We also guarded Hess in the old prison in Spandau, taking our turns along with the Americans, Russians and French. The prisoners were not held in the main building of the prison, which was falling down. They had a purpose-built bungalow inside the grounds.
Spandau was a solitary place. Even with the bustling city all around, it was quiet. It had a large gate house and eight guard towers, with searchlights and, once again, we had live ammunition loaded in our weapons. It sounds like overkill—all this just to watch a few old men. But, even 20 years after the war had ended, these were high profile prisoners.
Feeling sorry for prisoners
Sometimes I felt sorry for them. When we or the Americans and French did guard duty they were allowed some home comforts. But we were not allowed to speak to them, or even make eye contact, unless it was strictly necessary.
Hess used to take great pleasure in getting us in trouble if he could. He would ask for chocolate and cigarettes, both of which he was allowed if he could get them. If one of us was stupid enough to give them to him he would then immediately report us, and we would end up in the guard house.

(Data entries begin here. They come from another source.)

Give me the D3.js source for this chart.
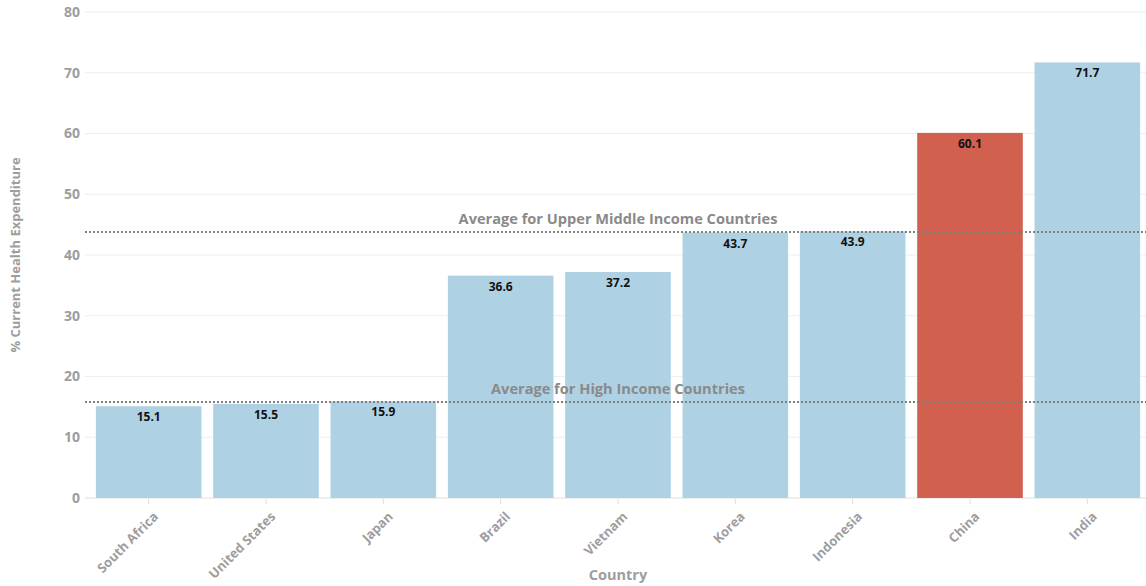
<!DOCTYPE html>
<html><head><meta charset="utf-8">
<script src="https://cdn.jsdelivr.net/npm/d3@7"></script>
<style>body{margin:0;background:#fff;} text{font-family:"Open Sans",sans-serif;}</style>
</head><body>
<svg id="chart" width="1146" height="586"></svg>
<script>
const countries = ["South Africa","United States","Japan","Brazil","Vietnam","Korea","Indonesia","China","India"];
const values = [15.1,15.5,15.9,36.6,37.2,43.7,43.9,60.1,71.7];
const highlight = ["China"];
const yTicks = [0,10,20,30,40,50,60,70,80];
const refLines = [
  {label:"Average for Upper Middle Income Countries", value:43.8},
  {label:"Average for High Income Countries", value:15.8}
];

const svg = d3.select("#chart");
const y = d3.scaleLinear().domain([0,80]).range([498,12]);
const x = d3.scaleBand().domain(countries).range([90,1146]).paddingInner(0.1).paddingOuter(0.05);
const gridX0 = 85, gridX1 = 1146;

// grid
svg.append("g").selectAll("line").data(yTicks).join("line")
  .attr("x1",gridX0).attr("x2",gridX1)
  .attr("y1",d=>y(d)).attr("y2",d=>y(d))
  .attr("stroke",d=>d===0?"#e0e0e0":"#eeeeee").attr("stroke-width",1.2);

// y axis labels
const yAxis = d3.axisLeft(y).tickValues(yTicks).tickSize(0).tickPadding(6);
const gy = svg.append("g").attr("transform","translate(86,0)").call(yAxis);
gy.select(".domain").remove();
gy.selectAll("text").attr("fill","#9d9d9d").style("font-size","14px").style("font-weight","700").style("font-family","Open Sans");

// bars
svg.append("g").selectAll("rect").data(countries).join("rect")
  .attr("x",d=>x(d)).attr("width",x.bandwidth())
  .attr("y",(d,i)=>y(values[i])).attr("height",(d,i)=>y(0)-y(values[i]))
  .attr("fill",d=>highlight.includes(d)?"#d1604f":"#afd1e4");

// value labels
svg.append("g").selectAll("text").data(countries).join("text")
  .attr("x",d=>x(d)+x.bandwidth()/2).attr("y",(d,i)=>y(values[i])+15)
  .attr("text-anchor","middle").attr("fill","#111")
  .style("font-size","12px").style("font-weight","700")
  .text((d,i)=>values[i].toFixed(1));

// x axis
const xAxis = d3.axisBottom(x).tickSize(5).tickPadding(4);
const gx = svg.append("g").attr("transform","translate(0,499)").call(xAxis);
gx.select(".domain").remove();
gx.selectAll(".tick line").attr("stroke","#dddddd");
gx.selectAll("text").attr("fill","#9d9d9d").style("font-size","13px").style("font-weight","700")
  .attr("text-anchor","end").attr("dx","0").attr("dy","0")
  .attr("transform","translate(4,12) rotate(-45)");

// reference lines
const rg = svg.append("g");
rg.selectAll("line").data(refLines).join("line")
  .attr("x1",gridX0).attr("x2",gridX1)
  .attr("y1",d=>y(d.value)).attr("y2",d=>y(d.value))
  .attr("stroke","#7f7f7f").attr("stroke-width",2).attr("stroke-dasharray","2,2");
rg.selectAll("text").data(refLines).join("text")
  .attr("x",618).attr("y",d=>y(d.value)-8)
  .attr("text-anchor","middle").attr("fill","#8a8a8a")
  .style("font-size","14.6px").style("font-weight","700")
  .text(d=>d.label);

// axis titles
svg.append("text").attr("transform","translate(20,255) rotate(-90)")
  .attr("text-anchor","middle").attr("fill","#9d9d9d")
  .style("font-size","13px").style("font-weight","700")
  .text("% Current Health Expenditure");
svg.append("text").attr("x",618).attr("y",580)
  .attr("text-anchor","middle").attr("fill","#9d9d9d")
  .style("font-size","14.5px").style("font-weight","700")
  .text("Country");
</script>
</body></html>
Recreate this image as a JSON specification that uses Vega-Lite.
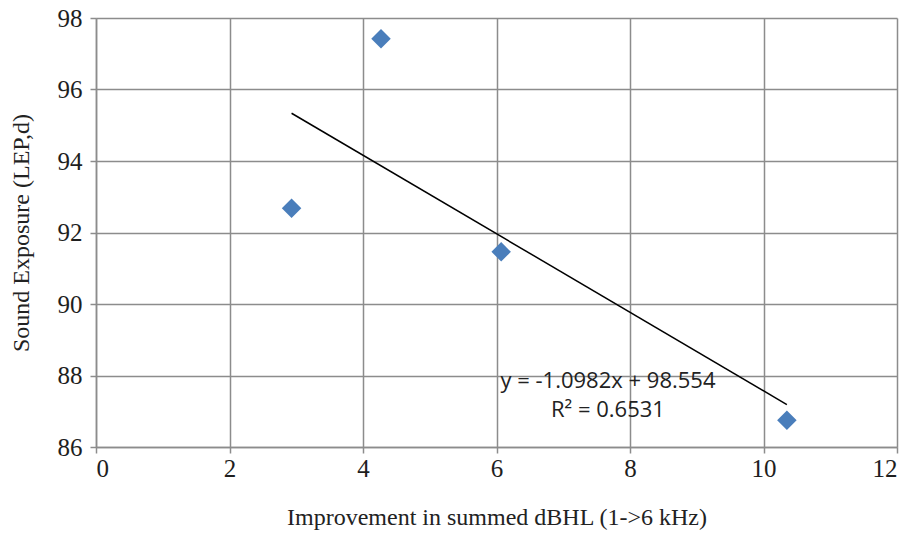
{
  "$schema": "https://vega.github.io/schema/vega-lite/v6.json",
  "width": 801,
  "height": 429,
  "autosize": {"type": "none"},
  "padding": {"left": 96, "top": 18, "right": 16, "bottom": 88},
  "background": "white",
  "config": {
    "view": {"stroke": null},
    "axis": {
      "titleFont": "Liberation Serif",
      "titleFontSize": 24,
      "titleFontWeight": "normal",
      "titleColor": "#222",
      "gridColor": "#8c8c8c",
      "gridWidth": 1.5,
      "gridOpacity": 1,
      "domainColor": "#8c8c8c",
      "domainWidth": 1.5,
      "tickColor": "#8c8c8c",
      "tickWidth": 1.5,
      "tickSize": 6
    }
  },
  "datasets": {
    "pts": [
      {"x": 2.93, "y": 92.68},
      {"x": 4.27, "y": 97.42},
      {"x": 6.07, "y": 91.46},
      {"x": 10.35, "y": 86.75}
    ],
    "trend": [
      {"x": 2.93, "y": 95.336},
      {"x": 10.35, "y": 87.188}
    ],
    "notes": [
      {"x": 7.67, "y": 87.85, "t": "y = -1.0982x + 98.554"},
      {"x": 7.67, "y": 87.03, "t": "R² = 0.6531"}
    ]
  },
  "layer": [
    {
      "data": {"name": "trend"},
      "mark": {"type": "line", "color": "black", "strokeWidth": 1.5},
      "encoding": {
        "x": {"field": "x", "type": "quantitative", "scale": {"domain": [0, 12], "nice": false}, "axis": {"values": [0, 2, 4, 6, 8, 10, 12], "format": "d", "labelFont": "Liberation Serif", "labelFontSize": 25, "labelColor": "#1e1e1e", "title": "Improvement in summed dBHL (1->6 kHz)", "labelPadding": 3, "titleY": 58}},
        "y": {"field": "y", "type": "quantitative", "scale": {"domain": [86, 98], "nice": false, "zero": false}, "axis": {"values": [86, 88, 90, 92, 94, 96, 98], "format": "d", "labelFont": "Liberation Serif", "labelFontSize": 25, "labelColor": "#1e1e1e", "title": "Sound Exposure (LEP,d)", "labelPadding": 8, "titleX": -63}}
      }
    },
    {
      "data": {"name": "pts"},
      "mark": {"type": "point", "shape": "diamond", "filled": true, "color": "#4a7ebb", "opacity": 1, "size": 380},
      "encoding": {
        "x": {"field": "x", "type": "quantitative"},
        "y": {"field": "y", "type": "quantitative"}
      }
    },
    {
      "data": {"name": "notes"},
      "mark": {"type": "text", "font": "Open Sans", "fontSize": 22, "color": "#222", "align": "center", "baseline": "middle"},
      "encoding": {
        "x": {"field": "x", "type": "quantitative"},
        "y": {"field": "y", "type": "quantitative"},
        "text": {"field": "t"}
      }
    }
  ]
}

When the Russians took over guard duty, everything the prisoners had would be confiscated. And I mean everything. All that was left to them was a bed, a mattress and a blanket. No radio or books, not even a Bible.

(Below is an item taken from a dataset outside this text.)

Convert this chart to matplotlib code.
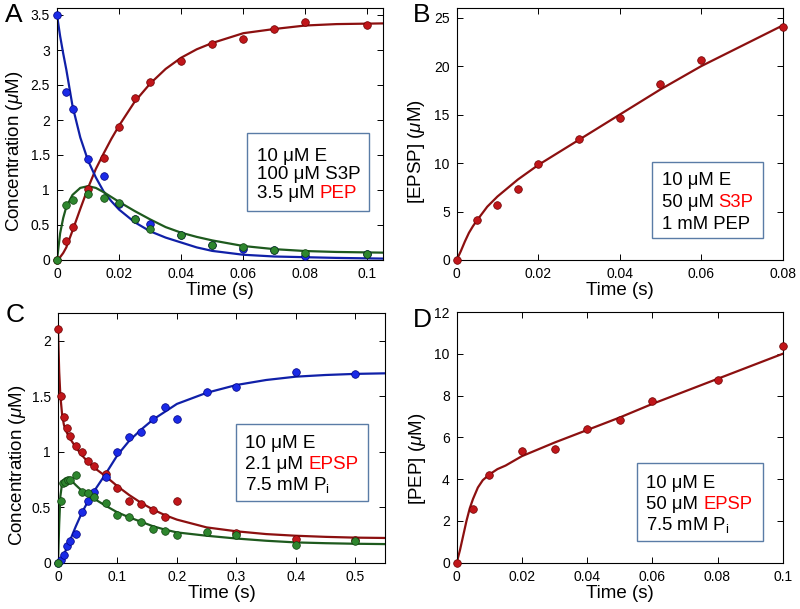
import numpy as np
import matplotlib
matplotlib.use('Agg')
import matplotlib.pyplot as plt
from matplotlib.patches import Rectangle
from matplotlib.text import Annotation
from matplotlib.ticker import FormatStrFormatter

plt.rcParams['font.family'] = ['Liberation Sans', 'DejaVu Sans']
plt.rcParams['mathtext.fontset'] = 'custom'
plt.rcParams['mathtext.rm'] = 'Liberation Sans'
plt.rcParams['mathtext.it'] = 'Liberation Sans:italic'

# ---- panel A: 10 uM E, 100 uM S3P, 3.5 uM PEP ----
a_t = [0, 0.003, 0.005, 0.01, 0.015, 0.02, 0.025, 0.03, 0.04, 0.05, 0.06, 0.07, 0.08, 0.1]
a_red = [0, 0.27, 0.476, 1.02, 1.45, 1.90, 2.32, 2.55, 2.84, 3.08, 3.16, 3.30, 3.40, 3.35]
a_blue = [3.5, 2.40, 2.16, 1.44, 1.20, 0.80, 0.59, 0.51, 0.35, 0.21, 0.15, 0.143, 0.06, 0.09]
a_green = [0, 0.78, 0.857, 0.94, 0.89, 0.81, 0.58, 0.44, 0.35, 0.21, 0.19, 0.14, 0.095, 0.08]
a_fit_t = [0, 0.001, 0.002, 0.003, 0.005, 0.0075, 0.01, 0.0125, 0.015, 0.0175, 0.02, 0.025,
           0.03, 0.035, 0.04, 0.045, 0.05, 0.06, 0.07, 0.08, 0.09, 0.105]
a_fit_red = [0, 0.04, 0.1, 0.18, 0.42, 0.73, 1.03, 1.3, 1.52, 1.73, 1.92, 2.26,
             2.52, 2.73, 2.89, 3.01, 3.10, 3.24, 3.30, 3.35, 3.37, 3.38]
a_fit_blue = [3.5, 3.2, 2.95, 2.72, 2.2, 1.75, 1.42, 1.18, 0.98, 0.84, 0.72, 0.54,
              0.41, 0.32, 0.25, 0.18, 0.13, 0.075, 0.05, 0.04, 0.03, 0.02]
a_fit_green = [0, 0.38, 0.6, 0.76, 0.93, 1.03, 1.055, 1.03, 0.97, 0.90, 0.83, 0.70,
               0.58, 0.47, 0.39, 0.33, 0.28, 0.20, 0.155, 0.128, 0.115, 0.105]

# ---- panel B: 10 uM E, 50 uM S3P, 1 mM PEP ----
b_t = [0, 0.005, 0.01, 0.015, 0.02, 0.03, 0.04, 0.05, 0.06, 0.08]
b_epsp = [0, 4.1, 5.7, 7.3, 9.9, 12.5, 14.7, 18.2, 20.6, 24.0]
b_fit_t = [0, 0.001, 0.002, 0.003, 0.004, 0.005, 0.0075, 0.01, 0.015, 0.02, 0.03,
           0.04, 0.05, 0.06, 0.07, 0.08]
b_fit = [0, 0.9, 1.9, 2.8, 3.5, 4.1, 5.5, 6.55, 8.3, 9.8, 12.4,
         15.0, 17.6, 20.0, 22.1, 24.2]

# ---- panel C: 10 uM E, 2.1 uM EPSP, 7.5 mM Pi ----
c_t = [0, 0.0045, 0.01, 0.015, 0.02, 0.03, 0.04, 0.05, 0.06, 0.08, 0.1, 0.12, 0.14, 0.16,
       0.18, 0.2, 0.25, 0.3, 0.4, 0.5]
c_red = [2.1, 1.50, 1.31, 1.21, 1.14, 1.05, 1.0, 0.92, 0.87, 0.80, 0.67, 0.56, 0.53, 0.48,
         0.41, 0.56, np.nan, 0.27, 0.22, 0.21]
c_blue = [0, 0.03, 0.07, 0.155, 0.20, 0.26, 0.46, 0.56, 0.64, 0.77, 1.0, 1.13, 1.18, 1.29,
          1.40, 1.29, 1.54, 1.58, 1.72, 1.70]
c_green_t = [0, 0.0045, 0.008, 0.012, 0.016, 0.02, 0.03, 0.04, 0.05, 0.06, 0.08, 0.1, 0.12,
             0.14, 0.16, 0.18, 0.2, 0.25, 0.3, 0.4, 0.5]
c_green = [0, 0.56, 0.72, 0.725, 0.75, 0.75, 0.79, 0.64, 0.63, 0.59, 0.54, 0.43, 0.41,
           0.37, 0.31, 0.29, 0.25, 0.28, 0.254, 0.16, 0.20]
c_fit_t = [0, 0.002, 0.004, 0.007, 0.01, 0.012, 0.015, 0.017, 0.02, 0.03, 0.04, 0.05, 0.06,
           0.08, 0.1, 0.12, 0.14, 0.16, 0.18, 0.2, 0.25, 0.3, 0.35, 0.4, 0.45, 0.5, 0.55]
c_fit_red = [2.1, 1.72, 1.5, 1.33, 1.24, 1.21, 1.17, 1.15, 1.12, 1.04, 0.97, 0.91, 0.86,
             0.78, 0.69, 0.61, 0.54, 0.48, 0.43, 0.39, 0.32, 0.285, 0.26, 0.245, 0.235,
             0.228, 0.225]
c_fit_blue = [0, 0.01, 0.02, 0.04, 0.08, 0.1, 0.14, 0.17, 0.2, 0.33, 0.45, 0.55, 0.64,
              0.80, 0.97, 1.1, 1.2, 1.29, 1.36, 1.43, 1.53, 1.6, 1.645, 1.675, 1.69,
              1.70, 1.705]
c_fit_green = [0, 0.35, 0.6, 0.72, 0.75, 0.76, 0.765, 0.765, 0.755, 0.70, 0.65, 0.61, 0.58,
               0.515, 0.455, 0.41, 0.37, 0.33, 0.30, 0.275, 0.245, 0.22, 0.20, 0.185,
               0.178, 0.173, 0.17]

# ---- panel D: 10 uM E, 50 uM EPSP, 7.5 mM Pi ----
d_t = [0, 0.005, 0.01, 0.02, 0.03, 0.04, 0.05, 0.06, 0.08, 0.1]
d_pep = [0, 2.57, 4.22, 5.33, 5.42, 6.42, 6.83, 7.75, 8.74, 10.36]
d_fit_t = [0, 0.001, 0.002, 0.003, 0.004, 0.005, 0.0065, 0.008, 0.01, 0.0125, 0.015,
           0.02, 0.03, 0.04, 0.05, 0.06, 0.07, 0.08, 0.09, 0.1]
d_fit = [0, 0.6, 1.3, 2.0, 2.6, 3.05, 3.6, 3.95, 4.22, 4.48, 4.65,
         5.1, 5.75, 6.35, 6.95, 7.6, 8.2, 8.8, 9.4, 10.0]

notes = {
    'A': [[('10 μM E', 'k')], [('100 μM S3P', 'k')], [('3.5 μM', 'k'), ('PEP', 'red')]],
    'B': [[('10 μM E', 'k')], [('50 μM', 'k'), ('S3P', 'red')], [('1 mM PEP', 'k')]],
    'C': [[('10 μM E', 'k')], [('2.1 μM', 'k'), ('EPSP', 'red')], [('7.5 mM P$_\\mathrm{i}$', 'k')]],
    'D': [[('10 μM E', 'k')], [('50 μM', 'k'), ('EPSP', 'red')], [('7.5 mM P$_\\mathrm{i}$', 'k')]],
}

RED_L, RED_M, RED_E = '#8c1010', '#c0161a', '#6a0000'
BLUE_L, BLUE_M, BLUE_E = '#1020a8', '#1a2ae6', '#000080'
GRN_L, GRN_M, GRN_E = '#1e5a1e', '#2e862e', '#0e400e'

W, H = 800, 609
fig = plt.figure(figsize=(W / 100, H / 100), dpi=100)


def px_axes(l, t, r, b):
    return fig.add_axes([l / W, 1 - b / H, (r - l) / W, (b - t) / H])


def series(ax, ft, fy, t, y, lc, mc, ec):
    ax.plot(ft, fy, color=lc, lw=1.6, zorder=2)
    ax.plot(t, y, 'o', ms=5.5, mfc=mc, mec=ec, mew=0.5, zorder=3, clip_on=False)


def note(lines, box, x, y0, step, size):
    l, t, r, b = box
    fig.add_artist(Rectangle((l / W, 1 - b / H), (r - l) / W, (b - t) / H,
                             transform=fig.transFigure, facecolor='white',
                             edgecolor='#5a7ca6', lw=1.0, zorder=4))
    for i, segs in enumerate(lines):
        prev = fig.text(x / W, 1 - (y0 + i * step) / H, segs[0][0], color=segs[0][1],
                        fontsize=size, va='baseline', zorder=5)
        for s, c in segs[1:]:
            prev = fig.add_artist(Annotation(s, xy=(1, 0), xycoords=prev,
                                             xytext=(size * 0.278, 0),
                                             textcoords='offset points',
                                             va='bottom', ha='left', color=c,
                                             fontsize=size, zorder=5))


conc = 'Concentration ($\\mu$M)'

axA = px_axes(57, 8, 383, 260)
series(axA, a_fit_t, a_fit_red, a_t, a_red, RED_L, RED_M, RED_E)
series(axA, a_fit_t, a_fit_blue, a_t, a_blue, BLUE_L, BLUE_M, BLUE_E)
series(axA, a_fit_t, a_fit_green, a_t, a_green, GRN_L, GRN_M, GRN_E)

axB = px_axes(456.7, 8, 782.7, 260)
series(axB, b_fit_t, b_fit, b_t, b_epsp, RED_L, RED_M, RED_E)

axC = px_axes(58, 312.7, 385, 563)
series(axC, c_fit_t, c_fit_red, c_t, c_red, RED_L, RED_M, RED_E)
series(axC, c_fit_t, c_fit_blue, c_t, c_blue, BLUE_L, BLUE_M, BLUE_E)
series(axC, c_fit_t, c_fit_green, c_green_t, c_green, GRN_L, GRN_M, GRN_E)

axD = px_axes(456.7, 312, 782.7, 562.7)
series(axD, d_fit_t, d_fit, d_t, d_pep, RED_L, RED_M, RED_E)

for ax, xl, yl, xt, yt, lab, lx, ly in [
        (axA, (0, 0.105), (0, 3.6), np.arange(0, 0.101, 0.02), np.arange(0, 3.51, 0.5),
         conc, -0.098, 0.43),
        (axB, (0, 0.08), (0, 26), np.arange(0, 0.081, 0.02), np.arange(0, 26, 5),
         '[EPSP] ($\\mu$M)', -0.091, 0.43),
        (axC, (0, 0.55), (0, 2.25), np.arange(0, 0.51, 0.1), np.arange(0, 2.01, 0.5),
         conc, -0.092, 0.39),
        (axD, (0, 0.1), (0, 12), np.arange(0, 0.101, 0.02), np.arange(0, 12.1, 2),
         '[PEP] ($\\mu$M)', -0.088, 0.415)]:
    ax.set_xlim(xl)
    ax.set_ylim(yl)
    ax.set_xticks(xt)
    ax.set_yticks(yt)
    ax.xaxis.set_major_formatter(FormatStrFormatter('%g'))
    ax.yaxis.set_major_formatter(FormatStrFormatter('%g'))
    ax.tick_params(direction='in', top=True, right=True, length=4, width=0.7,
                   labelsize=10, pad=5)
    for s in ax.spines.values():
        s.set_linewidth(0.8)
    ax.set_xlabel('Time (s)', fontsize=13.5, labelpad=1)
    ax.set_ylabel(lab, fontsize=13.5)
    # ylabel sits a bit low, as in the original
    ax.yaxis.set_label_coords(lx, ly)

note(notes['A'], (246.7, 132.7, 369.3, 210.7), 257, 161, 18.5, 13.5)
note(notes['B'], (651.7, 161.7, 763.3, 238.3), 661.7, 185, 22, 13.3)
note(notes['C'], (236, 424, 368.3, 501), 245, 448.3, 21, 13.6)
note(notes['D'], (636.7, 463.3, 763.3, 540.7), 646, 488.3, 21, 13.3)

for letter, x, y in [('A', 5, 21.7), ('B', 413, 21.7), ('C', 6, 321.7), ('D', 413, 326.7)]:
    fig.text(x / W, 1 - y / H, letter, fontsize=19, va='baseline')

fig.savefig('out.png', dpi=100)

During the time I was in Berlin, not once did I see or hear of the prisoners having any visitors—not family, not even a minister or priest. Letters from home were always a comfort to me, but they had none.
Eventually, as the other prisoners either died or were released, Hess and his guards were Spandau’s only inhabitants. It was a quiet, lonely place and always cold, dark and dour. The routine was only briefly relieved by flag waving, sword saluting and rifle presenting when we handed over to the Russians. Then it was back to severe looks, razor sharp creases and shiny boots—just to guard a lonely and bitter old man.
Now, thinking back 40 years, it was an experience I would not have missed for the world. Or would I? I was taken out of what remained of my childhood and youth and thrown into the adult world a little faster than I would have liked. Tanks, guns and all things military were my life for the next 20 years. As I grew older I grew wiser, and in my late 30s the hand of God reached out and I became a Christian. I left the army in 1986.
Could it have been different?
Rudolph Hess remained in Spandau until he died at the age of 92, in 1987. I often wonder how things would have been different if Rudolph Hess had reached out to his one and only true Savior.
God called me and I answered. I don’t think poor Rudolph Hess ever heard the call. Apparently he was an unrepentant Nazi to the end, professing loyalty to his failed Fuehrer and the awful regime he had served. He was once described as the loneliest man in the world.
At the time I would not have been allowed to contact him even if I had wanted to. And anyway, at that time I did not know God as I know him now—a God of mercy who is willing to forgive all sins and accept all repentant sinners.
I suppose Rudolph Hess died without knowing that. I am no theologian, and I don’t know exactly where that leaves him. But I do know where it leaves us. No matter who we are and what we are, we can always call out to the God whose love is broad and deep enough for everyone who looks to him for help. Yes, even the loneliest man in the world.
Bill Horton now lives in Birmingham, England.